The Prime Minister raised Britain’s terror threat level to the highest possible stage, meaning another attack could be expected imminently.
It came after the terror group ISIS claimed responsibility for the bombing on a packed rush hour train at Parsons Green in west London during the morning rush hour which left 29 people injured. The Prime Minister said military personnel would replace police officers “on guard duties at certain protected sites which are not accessible to the public”.
Mrs May said: “The Joint Terrorism Analysis Centre (JTAC) has now decided to raise the national threat level from severe to critical.
“This means that their assessment is that a future attack may be imminent.
“Following JTAC’s decision police have asked for authorisation from the Secretary of State for Defence to enact part of the first phase of operation Temperer.
“This is a well established plan to provide military support to the police and for this period military personnel will replace police officers on guard duties at certain protected sites which are not accessible to the public.
“The public will see more armed police on the transport network and on our streets providing extra protection and this is a proportionate and sensible step which will provide extra reassurance and protection while the investigation progresses.
“The public should go about their business in the normal way and as usual be vigilant and cooperate with the police.
“I’ve said earlier that terrorism is a great challenge of our times but by standing together we will defeat it.”
It was reported that the bombing was the work of a “detachment” of ISIS, rather than a “soldier” acting alone.
Scotland Yard has launched a huge counter-terrorism investigation alongside MI5, while the device is being forensically examined.
Pictures posted on social media appeared to show wires protruding from a flaming bucket inside a plastic carrier bag on the floor of a carriage.
The suspected device, apparently a builder’s bucket filled with a white substance that had been placed in a Lidl bag, was seen in flames afterwards, with wires hanging out of the bag.

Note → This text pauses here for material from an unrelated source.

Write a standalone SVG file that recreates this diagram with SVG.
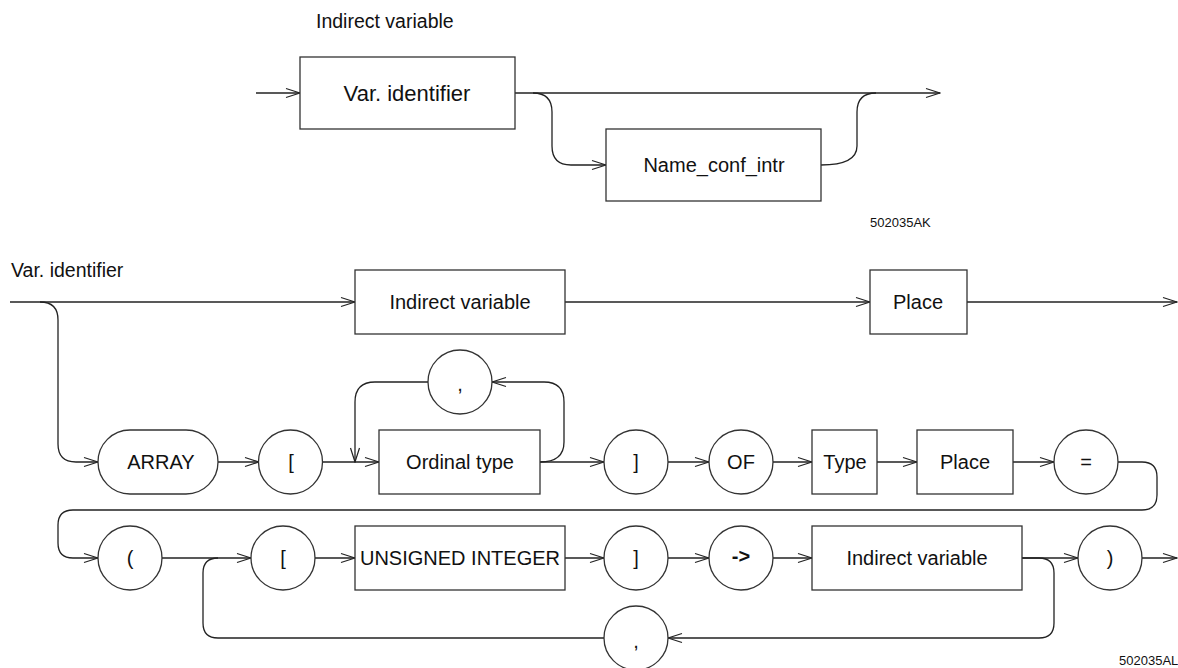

One theory is that the device failed to fully detonate.
Detectives are scouring CCTV and examining witness statements for clues in their hunt for one or more suspects.
Mark Rowley, Assistant Commissioner for Specialist Operations of the Metropolitan Police Service said: “We are making excellent progress at the moment as we pursue our lines of enquiry to identify, to locate and to arrest those responsible.

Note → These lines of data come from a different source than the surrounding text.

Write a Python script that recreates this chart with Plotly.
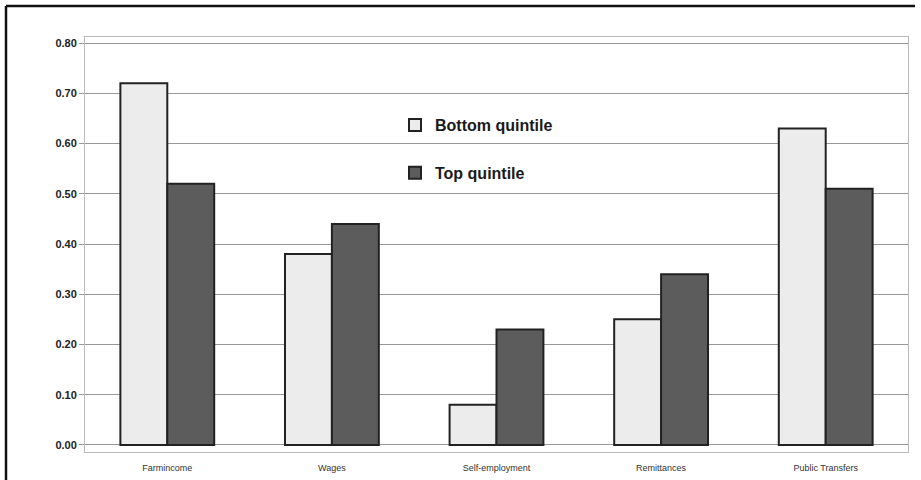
import plotly.graph_objects as go

categories = ["Farmincome", "Wages", "Self-employment", "Remittances", "Public Transfers"]
bottom_quintile = [0.72, 0.38, 0.08, 0.25, 0.63]
top_quintile = [0.52, 0.44, 0.23, 0.34, 0.51]
y_ticks = [0.0, 0.1, 0.2, 0.3, 0.4, 0.5, 0.6, 0.7, 0.8]

fig = go.Figure()
fig.add_trace(go.Bar(name="Bottom quintile", x=categories, y=bottom_quintile,
                     marker=dict(color="#ececec", line=dict(color="#222222", width=2)),
                     legendgroup="a"))
fig.add_trace(go.Bar(name="Top quintile", x=categories, y=top_quintile,
                     marker=dict(color="#5c5c5c", line=dict(color="#222222", width=2)),
                     legendgroup="b"))

W, H = 921, 480
ml, mr, mt, mb = 85, 13, 37, 28
pw, ph = W - ml - mr, H - mt - mb

def px_x(x):
    return (x - ml) / pw

def px_y(y):
    return (H - mb - y) / ph

fig.update_layout(
    width=W, height=H,
    margin=dict(l=ml, r=mr, t=mt, b=mb, pad=0),
    paper_bgcolor="white", plot_bgcolor="white",
    barmode="group", bargap=0.43, bargroupgap=0,
    font=dict(family="Liberation Sans, Arial, sans-serif", color="#222222"),
    legend=dict(x=px_x(395), y=px_y(108), xanchor="left", yanchor="top",
                font=dict(size=16, color="#1a1a1a", family="Liberation Sans, Arial, sans-serif",
                          weight="bold"),
                bgcolor="rgba(0,0,0,0)", traceorder="grouped", tracegroupgap=24,
                itemwidth=30),
    showlegend=True,
    shapes=[
        dict(type="line", xref="paper", yref="paper", x0=px_x(6), x1=px_x(915),
             y0=px_y(6), y1=px_y(6), line=dict(color="#111111", width=2.5)),
        dict(type="line", xref="paper", yref="paper", x0=px_x(6), x1=px_x(6),
             y0=px_y(6), y1=px_y(490), line=dict(color="#111111", width=2.5)),
    ],
)
fig.update_yaxes(range=[-0.014, 0.812], tickvals=y_ticks, tickformat=".2f",
                 automargin=False,
                 showgrid=True, gridcolor="#999999", gridwidth=1,
                 showline=True, linecolor="#bbbbbb", linewidth=1, mirror=True,
                 ticks="outside", ticklen=5, tickcolor="#999999",
                 zeroline=False,
                 tickfont=dict(size=11, family="Liberation Sans, Arial, sans-serif", color="#222222", weight="bold"))
fig.update_xaxes(showline=True, linecolor="#bbbbbb", linewidth=1, mirror=True,
                 automargin=False,
                 showgrid=False, ticks="", ticklabelstandoff=7,
                 tickfont=dict(size=9, family="Liberation Sans, Arial, sans-serif", color="#333333"))

fig.write_html("out.html", config={"displayModeBar": False},
               post_script="document.body.style.margin='0';document.body.style.overflow='hidden';")
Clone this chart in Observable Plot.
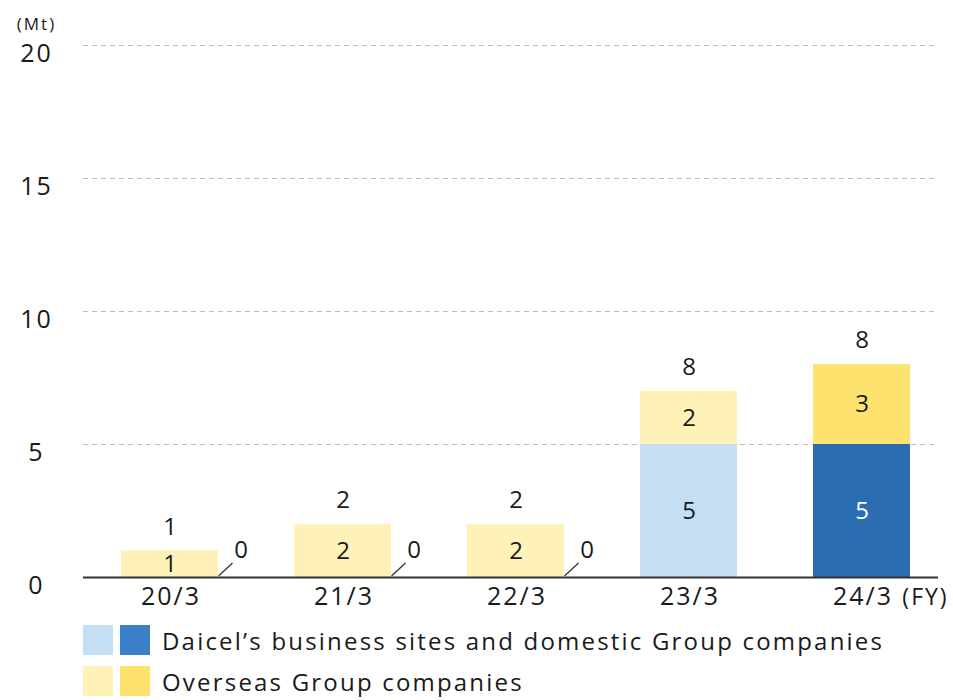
<!DOCTYPE html>
<html>
<head>
<meta charset="utf-8">
<script src="https://cdn.jsdelivr.net/npm/d3@7"></script>
<script src="https://cdn.jsdelivr.net/npm/@observablehq/plot@0.6"></script>
<style>
  html, body { margin: 0; padding: 0; background: #fff; }
  #wrap { position: relative; width: 953px; height: 700px; font-family: "Open Sans", sans-serif; color: #1a1a1a; }
  #chart svg { display: block; }
  .leg { position: absolute; left: 83px; height: 30px; display: flex; align-items: center; font-size: 24px; letter-spacing: 2.2px; white-space: nowrap; font-weight: 500; }
  .sw { width: 30px; height: 30px; margin-right: 7px; }
  .leg span.t { margin-left: 5px; }
</style>
</head>
<body>
<div id="wrap">
  <div id="chart"></div>
  <div class="leg" style="top:625px"><div class="sw" style="background:#c4dff3"></div><div class="sw" style="background:#3a80c6"></div><span class="t">Daicel’s business sites and domestic Group companies</span></div>
  <div class="leg" style="top:666px"><div class="sw" style="background:#fef2b8"></div><div class="sw" style="background:#fee26e"></div><span class="t">Overseas Group companies</span></div>
</div>
<script>
const years = ["20/3", "21/3", "22/3", "23/3", "24/3"];
const domestic = [0, 0, 0, 5, 5];
const overseas = [1, 2, 2, 2, 3];
const totalLabels = ["1", "2", "2", "8", "8"];
const yTicks = [0, 5, 10, 15, 20];

const latest = years[years.length - 1];
const colorOf = (series, year) => {
  const hi = year === latest;
  if (series === "domestic") return hi ? "#2a6db0" : "#c4dff3";
  return hi ? "#fee26e" : "#fef2b8";
};

const rows = [];
years.forEach((y, i) => {
  rows.push({year: y, series: "domestic", value: domestic[i]});
  rows.push({year: y, series: "overseas", value: overseas[i]});
});
const totals = years.map((y, i) => ({year: y, total: domestic[i] + overseas[i], label: totalLabels[i]}));
const zeroRows = rows.filter(d => d.series === "domestic" && d.value === 0);

const W = 953, H = 615;
const font = "Open Sans, sans-serif";

const slash = {draw(ctx) { ctx.moveTo(-7, 6.5); ctx.lineTo(7, -6.5); }};

const chart = Plot.plot({
  width: W,
  height: H,
  marginLeft: 83,
  marginRight: 15,
  marginTop: 45,
  marginBottom: 38,
  style: {fontFamily: font, background: "#fff", color: "#1a1a1a", letterSpacing: "2px"},
  x: {type: "band", domain: years, range: [83, 948], paddingInner: 0.44, paddingOuter: 0.22, axis: null},
  y: {domain: [0, 20], axis: null},
  color: {type: "identity"},
  marks: [
    Plot.ruleY([5, 10, 15, 20], {stroke: "#bdbdbd", strokeWidth: 1, strokeDasharray: "5,4"}),
    Plot.barY(rows, Plot.stackY({x: "year", y: "value", fill: d => colorOf(d.series, d.year)})),
    Plot.text(rows.filter(d => d.value > 0), Plot.stackY({
      x: "year", y: "value", text: d => String(d.value),
      fill: d => (d.series === "domestic" && d.year === latest) ? "#ffffff" : "#1a1a1a",
      fontSize: 24, fontWeight: 500, dx: 1
    })),
    Plot.text(totals, {x: "year", y: "total", text: "label", dy: -24, dx: 1, fontSize: 24, fontWeight: 500, fill: "#1a1a1a"}),
    Plot.dot(zeroRows, {x: "year", y: 0, dx: 55.5, dy: -8, symbol: slash, r: 5, fill: "none", stroke: "#333", strokeWidth: 1.3}),
    Plot.text(zeroRows, {x: "year", y: 0, text: d => String(d.value), dx: 72, dy: -27, fontSize: 24, fontWeight: 500, fill: "#1a1a1a"}),
    Plot.ruleY([0], {stroke: "#333", strokeWidth: 2}),
    Plot.text(yTicks, {y: d => d, text: d => String(d), frameAnchor: "left", dx: -47, dy: 8, textAnchor: "middle", fontSize: 25, fontWeight: 500, fill: "#1a1a1a"}),
    Plot.text(["(Mt)"], {frameAnchor: "top-left", dx: -47, dy: -28, textAnchor: "middle", fontSize: 17, fontWeight: 500, fill: "#1a1a1a"}),
    Plot.text(years, {x: d => d, frameAnchor: "bottom", dy: 27, dx: 1, fontSize: 25, fontWeight: 500, fill: "#1a1a1a"}),
    Plot.text(["(FY)"], {frameAnchor: "bottom-right", dx: -13, dy: 27, textAnchor: "middle", fontSize: 23, fontWeight: 500, fill: "#1a1a1a"})
  ]
});
document.getElementById("chart").appendChild(chart);
</script>
</body>
</html>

“This is a very complex investigation which is continuing at speed with the full weight of the London counter terrorism’s policing resources assisted by colleagues across the country and by our intelligence agency partners at M15.
“We have hundreds of police officers trawling through CCTV footage, detectives have spoken to tens of witnesses and we’ve taken a number of calls to the anti-terrorism hotline from members of the public.”
Members of the public have sent in so far 77 images and videos they’ve taken at the scene which are being assessed, he said.
“Meanwhile the improvised explosive device on the train, the remnants of it have now been made safe and they’ve been taken away for specialist examination by forensics scientists.
“Whilst we chase down the suspects we are strengthening our policing resources on the streets of London and across the country.
“The public should expect to see extra policing resources armed and unarmed on the streets, additional stop and search using counter terrorism powers and potentially additional road checks.